I next spent my senior year in Upper New York State. Here was a different kind
of attitude. The Blacks who i befriended were more aggresive in their philosophy
more willing to protest. I wondered if there were any connection to their attutudes
with them being descended from Freed Slaves.
The Vietnam War was raging when i entered University in Michigan in 1967.
I played protest songs...Mainly Woody Guthrie, Pete Seger and Bob Dylan
because I was too lazy to learn more chords. I learned about struggle through their music.
When I finished school i was off to Europe for a year romp with my girlfriend.
On my return i went to Ottawa, Canada, got into a Psychedelic Band and played
and was on the road always.
I came back to Toronto in 1972 to be in a band that played Southern Rock...
again i felt a tug towards the "Dixie" in music.
In 1973 i hooked up as a bass player with Eddy Schwartz, who resides in Nashville
but who was and is an amazing songwriter. He was my first "up close look" at songwriting.
We toured and parted, i continued to work as a bass player until the early 80's.

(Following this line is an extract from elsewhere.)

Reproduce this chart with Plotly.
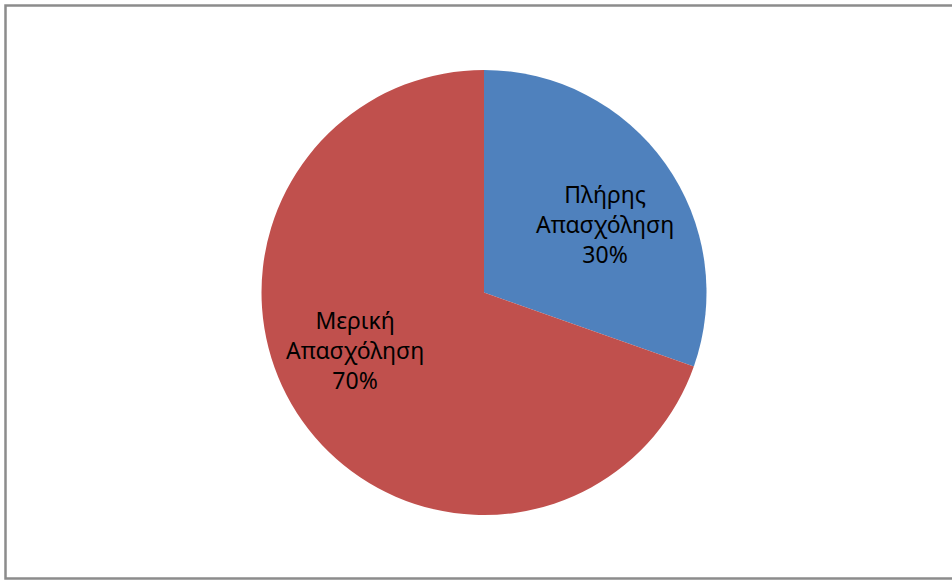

I then hooked up with my boyhood friend and we began a ZZTOP tribute. This
afforded me the opportunity to travel North America constantly and I began to read more
about The South, The Civil War, The Battlefields, the Death...the suffering. I also
began to write. Travelling many times from Texas across to Florida through the heart of
the South gave me much fodder for stories.
The internet happened, for me, in 2001...I began to submit my songs for review on
several music sites and received an e-mail from a poet in Leesburg, Virginia who
wanted me to put music and my gravelly voice to some of his words. I began a
co-writing relationship with Norman Ball. It was while visiting him in Virginia that I
drew my attention to the intense concentration of battles during the Civil War that took
place in a small trough stretching from Washington to Richmond, Va.
There was something drawing me here time and time again in my writing.
I have had several CD's.. I am still travelling and gigging with my
ZZTOP tribute. My focus this past year has been to create this special CD and to begin touring
so I could bring to light an objective overview of this most terrible tragic period for America, not as a
condemnation or to villify the vanquished but merely as a retrospective.